The Norwegian government’s crisis Monday was among the most dramatic political ramifications of a dilemma Solberg has shared with leaders across Europe. Many European nations have refused to heed calls to repatriate suspected Islamic State fighters and their children from Syria. In some cases, their reluctance drew heavy criticism from human rights groups and the Trump administration, with the latter viewing the Europeans’ approach as a security threat. Last fall, President Trump warned that the captured fighters would be released unless European governments were ready to take them back.
Almost half a year later, only a few suspected Islamic State members have been repatriated, even as European governments are increasingly being challenged in court to do so.
The Norwegian government crisis this week appeared to show what can be at stake for governments willing to repatriate the suspects, analysts said.
The unnamed 29-year-old suspect was arrested upon her return but is denying the accusations, according to Norwegian media reports.
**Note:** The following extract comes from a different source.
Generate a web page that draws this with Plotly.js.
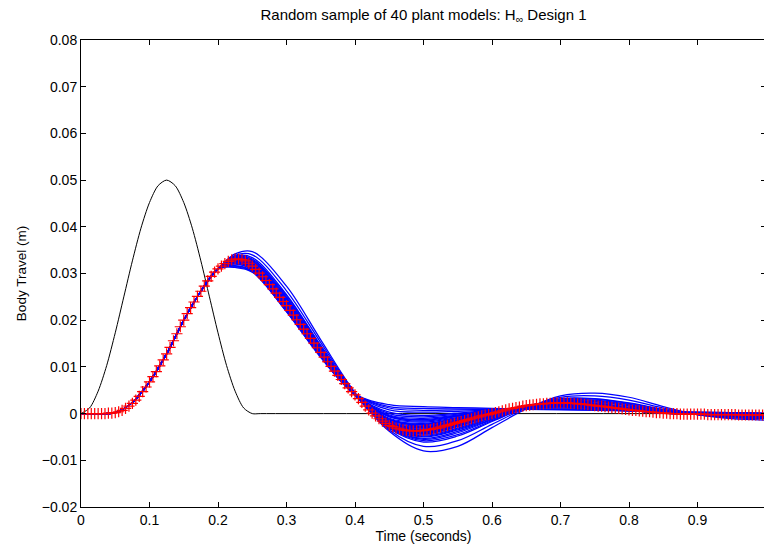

If prosecutors are unable to prove she had ties to the Islamic State, it could put Solberg’s government at further risk of accusations that she handled the case recklessly, as right-wing critics allege.
“Even people who are usually quite liberal on immigration issues,” said Brynjar Lia, a professor of Middle Eastern studies at the University of Oslo, were opposed to having “Norwegian authorities helping [the suspect] to get back to Norway.”
It appeared unlikely Monday that the repatriation of one woman could set a precedent for the four other female Norwegian suspects who are in Syria — a figure that only includes women whose whereabouts are known.
But any effort to approve a more lenient strategy on alleged Islamic State returnees would meet staunch resistance from the Progress Party, said Lars Gule, an associate professor focusing on Islamist extremism at Oslo Metropolitan University.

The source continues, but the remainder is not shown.